Provide an exact copy of the data, excluding the images.
◆ ◆ ◆ ◆
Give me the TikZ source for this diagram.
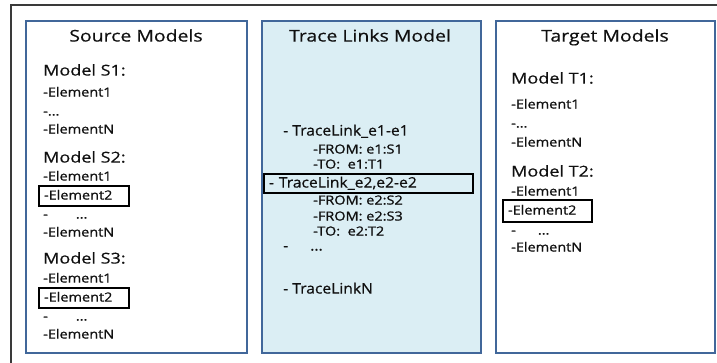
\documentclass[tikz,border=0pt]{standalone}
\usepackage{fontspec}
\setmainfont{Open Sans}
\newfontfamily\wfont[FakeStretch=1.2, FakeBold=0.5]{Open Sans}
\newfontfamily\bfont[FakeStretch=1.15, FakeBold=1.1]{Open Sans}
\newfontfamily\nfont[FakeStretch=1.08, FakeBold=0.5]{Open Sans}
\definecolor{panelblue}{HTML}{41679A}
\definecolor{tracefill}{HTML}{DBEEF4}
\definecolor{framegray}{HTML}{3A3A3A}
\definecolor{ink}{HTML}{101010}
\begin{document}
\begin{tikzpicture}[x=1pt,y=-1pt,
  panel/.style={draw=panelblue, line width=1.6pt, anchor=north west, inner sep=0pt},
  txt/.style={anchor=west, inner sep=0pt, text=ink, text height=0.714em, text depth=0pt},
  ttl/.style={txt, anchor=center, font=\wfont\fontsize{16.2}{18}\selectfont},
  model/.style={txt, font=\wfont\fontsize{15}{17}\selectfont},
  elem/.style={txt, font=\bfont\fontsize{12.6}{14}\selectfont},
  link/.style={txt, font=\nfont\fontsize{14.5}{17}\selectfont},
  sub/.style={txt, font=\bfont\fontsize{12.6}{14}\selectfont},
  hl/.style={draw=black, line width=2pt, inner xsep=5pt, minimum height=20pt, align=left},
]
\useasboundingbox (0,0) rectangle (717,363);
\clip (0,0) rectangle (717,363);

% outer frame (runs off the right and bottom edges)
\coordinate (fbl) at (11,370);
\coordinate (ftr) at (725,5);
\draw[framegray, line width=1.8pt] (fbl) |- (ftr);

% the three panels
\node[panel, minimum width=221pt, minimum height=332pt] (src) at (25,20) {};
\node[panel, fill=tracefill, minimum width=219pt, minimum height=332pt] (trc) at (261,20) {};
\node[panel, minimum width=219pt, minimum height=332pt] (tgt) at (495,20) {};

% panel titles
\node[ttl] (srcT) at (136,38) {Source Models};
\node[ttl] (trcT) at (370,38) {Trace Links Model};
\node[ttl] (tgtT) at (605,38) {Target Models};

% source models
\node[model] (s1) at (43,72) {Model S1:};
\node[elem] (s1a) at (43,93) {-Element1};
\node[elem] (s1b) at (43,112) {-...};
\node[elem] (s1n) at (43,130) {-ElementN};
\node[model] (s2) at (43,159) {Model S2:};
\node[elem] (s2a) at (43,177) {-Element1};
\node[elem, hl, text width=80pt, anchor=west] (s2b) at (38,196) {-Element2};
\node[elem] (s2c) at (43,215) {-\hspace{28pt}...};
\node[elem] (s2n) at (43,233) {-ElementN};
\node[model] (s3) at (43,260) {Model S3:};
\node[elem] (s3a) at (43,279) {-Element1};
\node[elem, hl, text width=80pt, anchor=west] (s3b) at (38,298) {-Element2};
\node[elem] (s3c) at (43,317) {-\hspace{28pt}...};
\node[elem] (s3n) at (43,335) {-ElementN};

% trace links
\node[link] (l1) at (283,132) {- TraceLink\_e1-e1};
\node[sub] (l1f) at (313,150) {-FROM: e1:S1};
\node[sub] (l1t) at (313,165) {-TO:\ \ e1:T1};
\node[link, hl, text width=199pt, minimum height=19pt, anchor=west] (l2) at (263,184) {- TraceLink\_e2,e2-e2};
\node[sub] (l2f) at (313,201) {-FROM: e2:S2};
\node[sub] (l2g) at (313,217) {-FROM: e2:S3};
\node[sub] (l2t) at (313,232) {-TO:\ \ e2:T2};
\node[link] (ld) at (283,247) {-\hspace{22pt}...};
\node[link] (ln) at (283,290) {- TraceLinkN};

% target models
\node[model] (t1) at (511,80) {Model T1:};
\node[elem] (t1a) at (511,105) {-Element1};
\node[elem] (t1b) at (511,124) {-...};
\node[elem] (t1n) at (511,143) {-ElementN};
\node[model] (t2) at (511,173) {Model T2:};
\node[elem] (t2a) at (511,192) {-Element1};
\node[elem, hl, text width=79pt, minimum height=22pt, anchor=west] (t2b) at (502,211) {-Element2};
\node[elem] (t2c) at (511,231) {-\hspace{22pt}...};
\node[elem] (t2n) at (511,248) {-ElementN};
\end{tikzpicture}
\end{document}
◆ ◆ ◆ ◆
§ **Worked answer**
Give me the TikZ source for this diagram.
\documentclass[tikz,border=0pt]{standalone}
\usepackage{fontspec}
\setmainfont{Open Sans}
\newfontfamily\wfont[FakeStretch=1.2, FakeBold=0.5]{Open Sans}
\newfontfamily\bfont[FakeStretch=1.15, FakeBold=1.1]{Open Sans}
\newfontfamily\nfont[FakeStretch=1.08, FakeBold=0.5]{Open Sans}
\definecolor{panelblue}{HTML}{41679A}
\definecolor{tracefill}{HTML}{DBEEF4}
\definecolor{framegray}{HTML}{3A3A3A}
\definecolor{ink}{HTML}{101010}
\begin{document}
\begin{tikzpicture}[x=1pt,y=-1pt,
  panel/.style={draw=panelblue, line width=1.6pt, anchor=north west, inner sep=0pt},
  txt/.style={anchor=west, inner sep=0pt, text=ink, text height=0.714em, text depth=0pt},
  ttl/.style={txt, anchor=center, font=\wfont\fontsize{16.2}{18}\selectfont},
  model/.style={txt, font=\wfont\fontsize{15}{17}\selectfont},
  elem/.style={txt, font=\bfont\fontsize{12.6}{14}\selectfont},
  link/.style={txt, font=\nfont\fontsize{14.5}{17}\selectfont},
  sub/.style={txt, font=\bfont\fontsize{12.6}{14}\selectfont},
  hl/.style={draw=black, line width=2pt, inner xsep=5pt, minimum height=20pt, align=left},
]
\useasboundingbox (0,0) rectangle (717,363);
\clip (0,0) rectangle (717,363);

% outer frame (runs off the right and bottom edges)
\coordinate (fbl) at (11,370);
\coordinate (ftr) at (725,5);
\draw[framegray, line width=1.8pt] (fbl) |- (ftr);

% the three panels
\node[panel, minimum width=221pt, minimum height=332pt] (src) at (25,20) {};
\node[panel, fill=tracefill, minimum width=219pt, minimum height=332pt] (trc) at (261,20) {};
\node[panel, minimum width=219pt, minimum height=332pt] (tgt) at (495,20) {};

% panel titles
\node[ttl] (srcT) at (136,38) {Source Models};
\node[ttl] (trcT) at (370,38) {Trace Links Model};
\node[ttl] (tgtT) at (605,38) {Target Models};

% source models
\node[model] (s1) at (43,72) {Model S1:};
\node[elem] (s1a) at (43,93) {-Element1};
\node[elem] (s1b) at (43,112) {-...};
\node[elem] (s1n) at (43,130) {-ElementN};
\node[model] (s2) at (43,159) {Model S2:};
\node[elem] (s2a) at (43,177) {-Element1};
\node[elem, hl, text width=80pt, anchor=west] (s2b) at (38,196) {-Element2};
\node[elem] (s2c) at (43,215) {-\hspace{28pt}...};
\node[elem] (s2n) at (43,233) {-ElementN};
\node[model] (s3) at (43,260) {Model S3:};
\node[elem] (s3a) at (43,279) {-Element1};
\node[elem, hl, text width=80pt, anchor=west] (s3b) at (38,298) {-Element2};
\node[elem] (s3c) at (43,317) {-\hspace{28pt}...};
\node[elem] (s3n) at (43,335) {-ElementN};

% trace links
\node[link] (l1) at (283,132) {- TraceLink\_e1-e1};
\node[sub] (l1f) at (313,150) {-FROM: e1:S1};
\node[sub] (l1t) at (313,165) {-TO:\ \ e1:T1};
\node[link, hl, text width=199pt, minimum height=19pt, anchor=west] (l2) at (263,184) {- TraceLink\_e2,e2-e2};
\node[sub] (l2f) at (313,201) {-FROM: e2:S2};
\node[sub] (l2g) at (313,217) {-FROM: e2:S3};
\node[sub] (l2t) at (313,232) {-TO:\ \ e2:T2};
\node[link] (ld) at (283,247) {-\hspace{22pt}...};
\node[link] (ln) at (283,290) {- TraceLinkN};

% target models
\node[model] (t1) at (511,80) {Model T1:};
\node[elem] (t1a) at (511,105) {-Element1};
\node[elem] (t1b) at (511,124) {-...};
\node[elem] (t1n) at (511,143) {-ElementN};
\node[model] (t2) at (511,173) {Model T2:};
\node[elem] (t2a) at (511,192) {-Element1};
\node[elem, hl, text width=79pt, minimum height=22pt, anchor=west] (t2b) at (502,211) {-Element2};
\node[elem] (t2c) at (511,231) {-\hspace{22pt}...};
\node[elem] (t2n) at (511,248) {-ElementN};
\end{tikzpicture}
\end{document}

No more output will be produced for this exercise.